* _EXERCISE GOAL_
Leave the pictures out, and output exactly the lines from the one containing "Recreate this image" through the one containing "705, 794, 1173, 1402, 2785, 4018, 6380, 9540, 12680, 14950]".

-------- ITEMS

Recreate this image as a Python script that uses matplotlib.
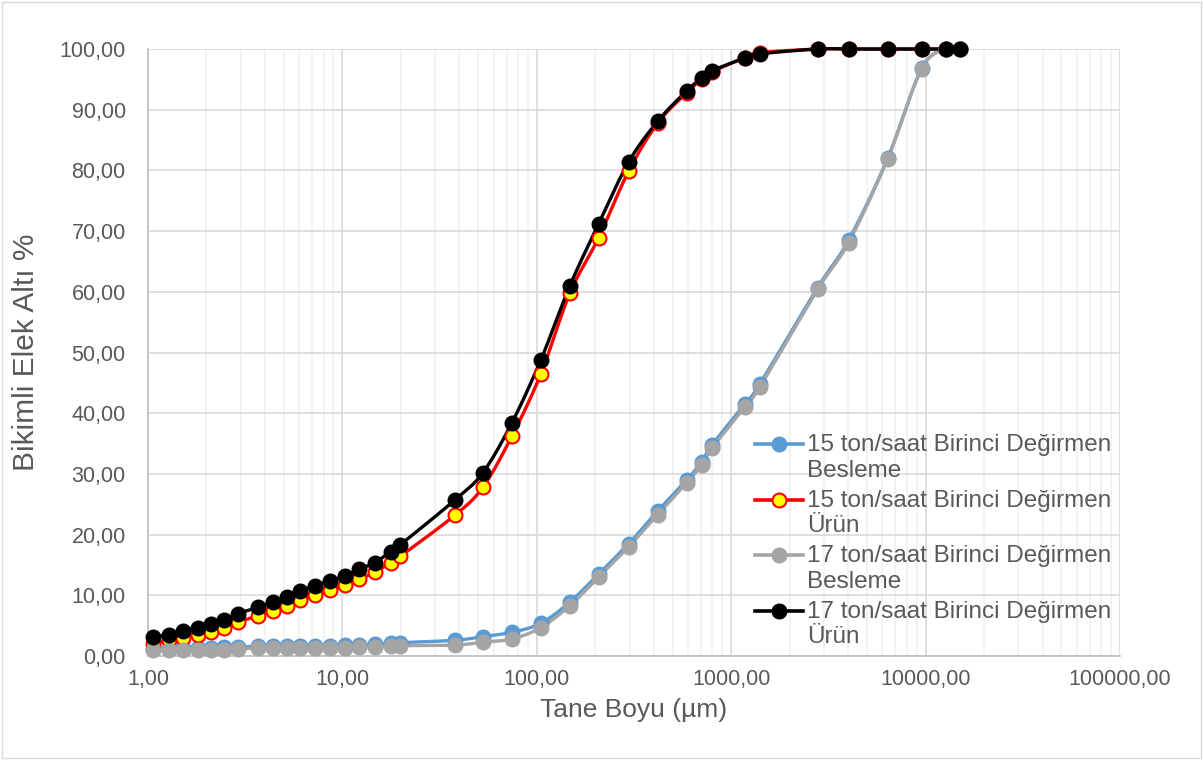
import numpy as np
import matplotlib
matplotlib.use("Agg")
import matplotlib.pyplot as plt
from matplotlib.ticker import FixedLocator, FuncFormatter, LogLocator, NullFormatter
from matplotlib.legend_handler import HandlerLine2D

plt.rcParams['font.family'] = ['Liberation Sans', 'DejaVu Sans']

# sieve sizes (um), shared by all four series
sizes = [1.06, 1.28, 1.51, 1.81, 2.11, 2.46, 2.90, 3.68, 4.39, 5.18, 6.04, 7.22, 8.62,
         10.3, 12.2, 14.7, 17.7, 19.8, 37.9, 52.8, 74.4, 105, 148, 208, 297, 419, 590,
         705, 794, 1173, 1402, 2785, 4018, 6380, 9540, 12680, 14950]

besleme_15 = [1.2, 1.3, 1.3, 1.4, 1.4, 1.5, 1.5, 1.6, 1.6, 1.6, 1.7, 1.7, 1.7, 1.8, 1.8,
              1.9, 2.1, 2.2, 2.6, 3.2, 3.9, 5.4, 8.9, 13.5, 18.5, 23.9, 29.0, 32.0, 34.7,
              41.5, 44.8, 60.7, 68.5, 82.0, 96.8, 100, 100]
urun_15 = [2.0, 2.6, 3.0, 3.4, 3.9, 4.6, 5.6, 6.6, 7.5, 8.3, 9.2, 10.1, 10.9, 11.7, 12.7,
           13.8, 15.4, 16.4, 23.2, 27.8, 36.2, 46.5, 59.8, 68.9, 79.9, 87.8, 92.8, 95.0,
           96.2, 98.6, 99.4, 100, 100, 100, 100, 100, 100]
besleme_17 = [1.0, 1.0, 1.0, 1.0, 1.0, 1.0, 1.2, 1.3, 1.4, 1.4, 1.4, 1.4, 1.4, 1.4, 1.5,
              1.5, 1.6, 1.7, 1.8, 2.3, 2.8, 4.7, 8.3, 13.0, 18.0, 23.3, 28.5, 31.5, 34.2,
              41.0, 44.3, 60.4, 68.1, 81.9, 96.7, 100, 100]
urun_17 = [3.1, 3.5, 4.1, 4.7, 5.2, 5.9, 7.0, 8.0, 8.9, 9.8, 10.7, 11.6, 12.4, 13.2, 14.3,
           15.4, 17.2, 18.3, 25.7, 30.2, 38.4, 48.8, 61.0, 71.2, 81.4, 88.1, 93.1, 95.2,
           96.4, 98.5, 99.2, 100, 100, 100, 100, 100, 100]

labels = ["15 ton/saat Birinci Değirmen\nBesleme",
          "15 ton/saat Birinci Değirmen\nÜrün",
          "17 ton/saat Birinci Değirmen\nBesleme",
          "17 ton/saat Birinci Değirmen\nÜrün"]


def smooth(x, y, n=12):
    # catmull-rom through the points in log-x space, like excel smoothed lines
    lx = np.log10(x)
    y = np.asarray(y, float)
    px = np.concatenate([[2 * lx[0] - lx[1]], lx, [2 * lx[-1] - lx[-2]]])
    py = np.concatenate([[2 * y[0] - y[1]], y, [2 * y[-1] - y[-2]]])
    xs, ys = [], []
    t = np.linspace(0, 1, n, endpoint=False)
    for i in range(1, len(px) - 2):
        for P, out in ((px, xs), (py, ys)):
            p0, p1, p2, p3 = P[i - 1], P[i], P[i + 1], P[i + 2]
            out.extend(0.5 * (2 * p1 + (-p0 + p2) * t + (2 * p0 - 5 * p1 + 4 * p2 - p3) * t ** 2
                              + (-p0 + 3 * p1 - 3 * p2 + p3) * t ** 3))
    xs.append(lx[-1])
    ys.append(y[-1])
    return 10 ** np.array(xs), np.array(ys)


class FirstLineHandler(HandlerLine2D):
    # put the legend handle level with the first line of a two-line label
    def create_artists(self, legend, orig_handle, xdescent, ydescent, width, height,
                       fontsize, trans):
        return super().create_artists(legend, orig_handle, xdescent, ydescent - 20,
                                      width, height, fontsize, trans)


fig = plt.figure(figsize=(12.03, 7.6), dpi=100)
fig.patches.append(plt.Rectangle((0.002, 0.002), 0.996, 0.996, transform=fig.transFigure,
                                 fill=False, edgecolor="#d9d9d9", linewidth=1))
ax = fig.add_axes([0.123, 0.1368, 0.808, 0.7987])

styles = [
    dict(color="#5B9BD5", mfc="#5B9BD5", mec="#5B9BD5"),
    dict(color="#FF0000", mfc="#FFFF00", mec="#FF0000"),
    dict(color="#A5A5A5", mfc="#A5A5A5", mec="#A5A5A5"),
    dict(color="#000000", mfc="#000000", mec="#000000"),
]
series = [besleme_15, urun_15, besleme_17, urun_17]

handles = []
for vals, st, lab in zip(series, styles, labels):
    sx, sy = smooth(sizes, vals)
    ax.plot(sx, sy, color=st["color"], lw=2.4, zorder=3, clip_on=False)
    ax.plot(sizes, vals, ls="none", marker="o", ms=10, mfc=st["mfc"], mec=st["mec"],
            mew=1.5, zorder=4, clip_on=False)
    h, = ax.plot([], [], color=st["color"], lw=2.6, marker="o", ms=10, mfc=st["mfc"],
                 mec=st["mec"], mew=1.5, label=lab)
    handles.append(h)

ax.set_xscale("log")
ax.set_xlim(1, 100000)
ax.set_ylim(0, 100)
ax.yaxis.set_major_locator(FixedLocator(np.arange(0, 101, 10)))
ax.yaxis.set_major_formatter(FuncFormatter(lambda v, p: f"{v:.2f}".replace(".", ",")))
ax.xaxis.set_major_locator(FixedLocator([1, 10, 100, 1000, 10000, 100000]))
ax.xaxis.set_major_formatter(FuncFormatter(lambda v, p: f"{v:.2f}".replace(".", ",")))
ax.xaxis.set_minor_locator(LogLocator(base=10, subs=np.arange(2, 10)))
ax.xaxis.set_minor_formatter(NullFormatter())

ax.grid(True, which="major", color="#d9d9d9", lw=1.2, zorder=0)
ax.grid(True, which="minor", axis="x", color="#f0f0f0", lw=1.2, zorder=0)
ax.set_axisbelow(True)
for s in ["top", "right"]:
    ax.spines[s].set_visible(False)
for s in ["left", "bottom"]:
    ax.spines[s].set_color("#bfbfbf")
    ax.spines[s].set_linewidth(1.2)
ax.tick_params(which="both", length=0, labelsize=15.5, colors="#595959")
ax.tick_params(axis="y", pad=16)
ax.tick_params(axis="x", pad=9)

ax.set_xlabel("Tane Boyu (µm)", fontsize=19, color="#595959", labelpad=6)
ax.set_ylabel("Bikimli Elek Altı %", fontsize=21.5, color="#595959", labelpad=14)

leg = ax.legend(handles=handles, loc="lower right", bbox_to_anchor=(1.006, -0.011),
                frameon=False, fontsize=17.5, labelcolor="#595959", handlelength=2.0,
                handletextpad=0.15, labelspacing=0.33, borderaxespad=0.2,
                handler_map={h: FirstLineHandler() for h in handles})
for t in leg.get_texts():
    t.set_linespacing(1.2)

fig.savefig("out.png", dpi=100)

----------------
-------- ITEMS

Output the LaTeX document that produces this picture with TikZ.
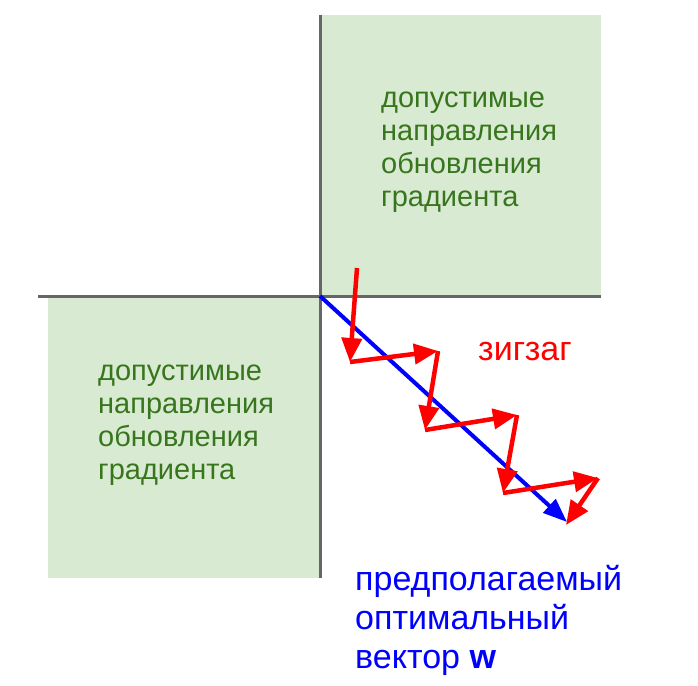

----------------

* _COMPLETE OUTPUT_
Recreate this image as a Python script that uses matplotlib.
import numpy as np
import matplotlib
matplotlib.use("Agg")
import matplotlib.pyplot as plt
from matplotlib.ticker import FixedLocator, FuncFormatter, LogLocator, NullFormatter
from matplotlib.legend_handler import HandlerLine2D

plt.rcParams['font.family'] = ['Liberation Sans', 'DejaVu Sans']

# sieve sizes (um), shared by all four series
sizes = [1.06, 1.28, 1.51, 1.81, 2.11, 2.46, 2.90, 3.68, 4.39, 5.18, 6.04, 7.22, 8.62,
         10.3, 12.2, 14.7, 17.7, 19.8, 37.9, 52.8, 74.4, 105, 148, 208, 297, 419, 590,
         705, 794, 1173, 1402, 2785, 4018, 6380, 9540, 12680, 14950]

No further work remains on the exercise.